I think it's important to mention that the runtime incompatibility only exists if the new feature is used on a node on which the deriver is applied. Anywhere else in the code, new features can be used.

This is something that we would already have (without a source change on the extension side) with the old ocaml-migrate-parsetree workflow that would insert a (partial) conversion to the extension-supported AST.

The old ocaml-migrate-parsetree workflow gave runtime incompatibility always when a new feature was used anywhere in the code.

And there isn't a place for the user to get documentation on which features are actually supported (except by reading the source or trying the extension on various examples).

That's a good point!

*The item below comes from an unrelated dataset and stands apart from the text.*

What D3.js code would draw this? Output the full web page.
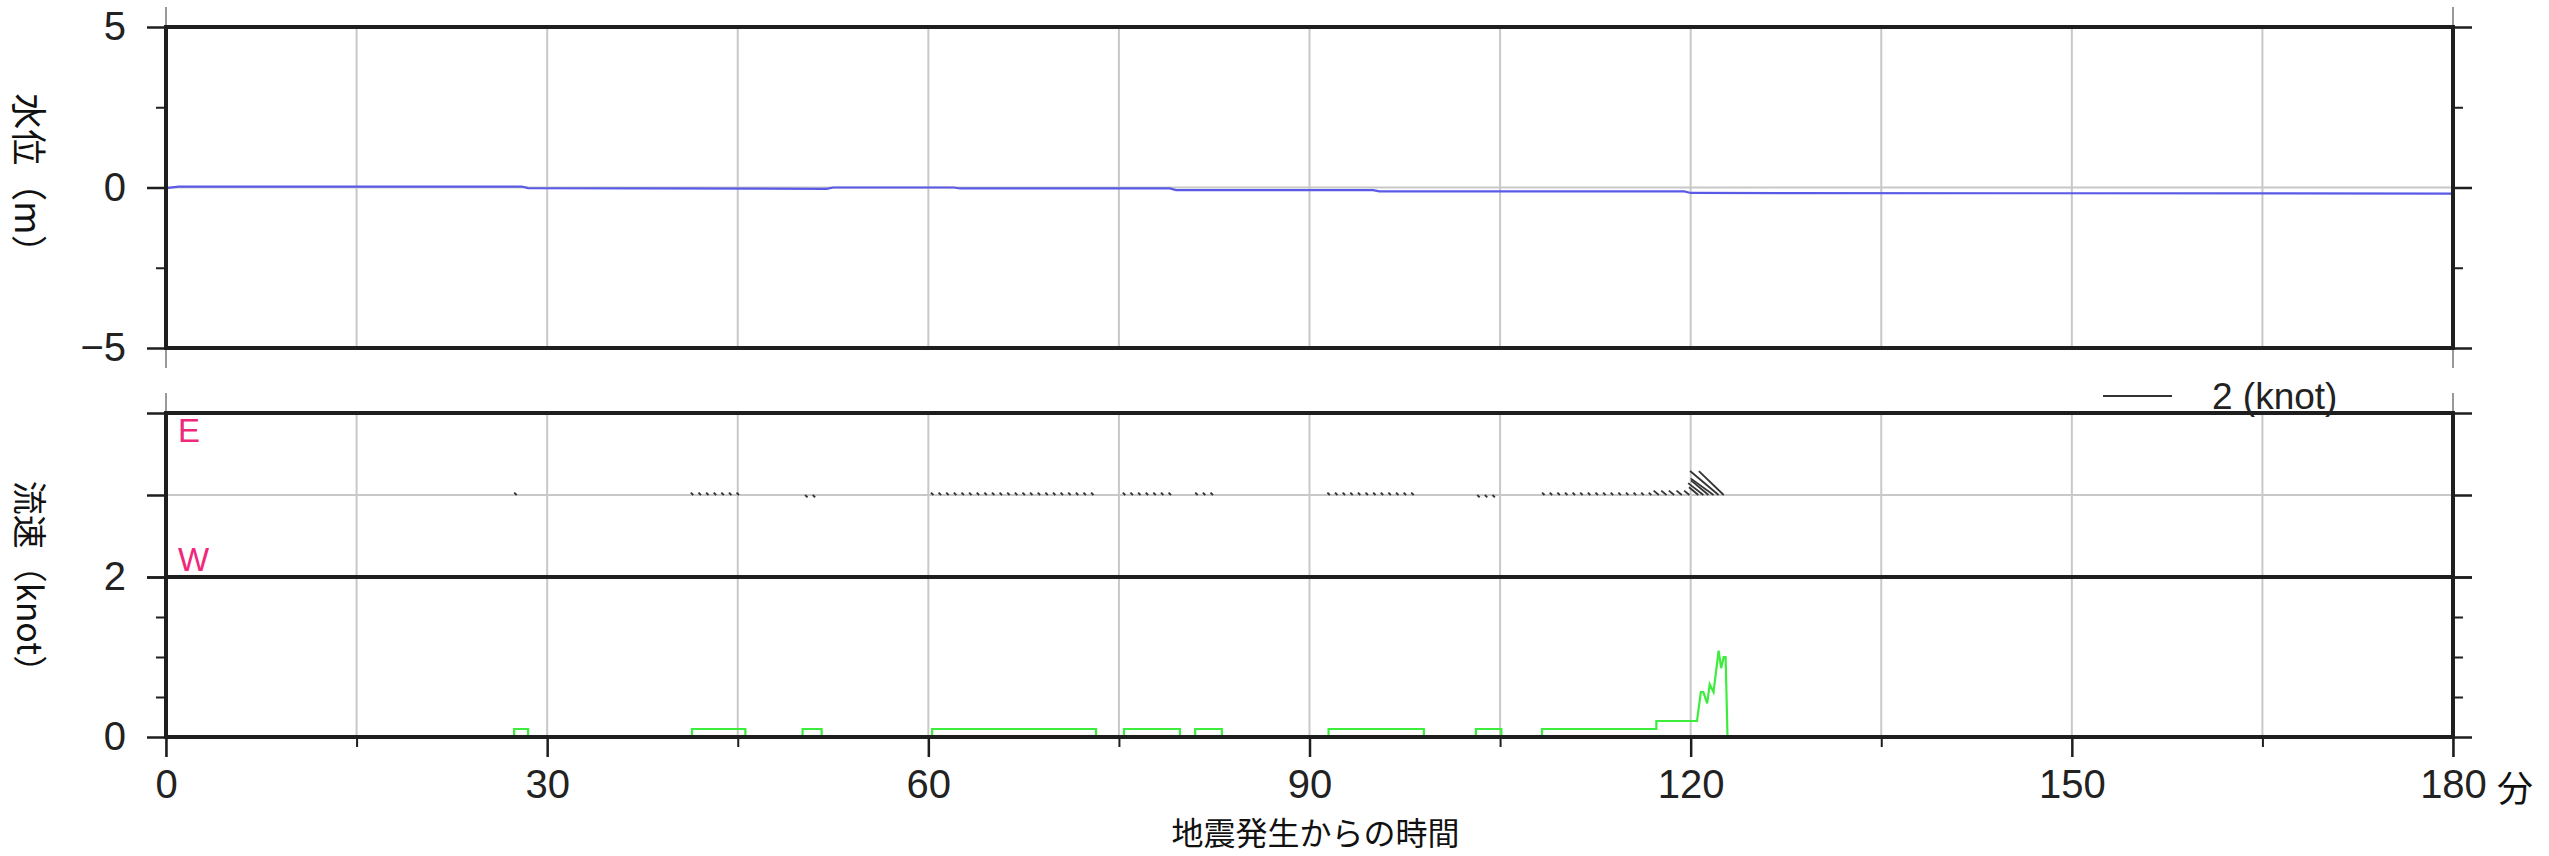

I think I should at least add the word "currently" to the "isn't supported" message, so that it's clear that the missing support isn't necessarily due to the nature of the deriver (and it might be worth filing an issue if there's interest in having it supported).

But here the PR also serves as a notification to the extension' maintainers to ask them to update their code to follow the ppxlib update, and it lets maintainers update the code incrementally (support some features but not others).

Yes, exactly! And I think it doesn't matter if that's done in follow-up PRs or if maintainers let me know what the good behavior would be when encountering a new feature so that I adapt the patch PR to that. But in any case, the maintainers need to make sure the code is updated to implement the expected behavior on new features (of course, that's only the case in patch PRs similar to this one).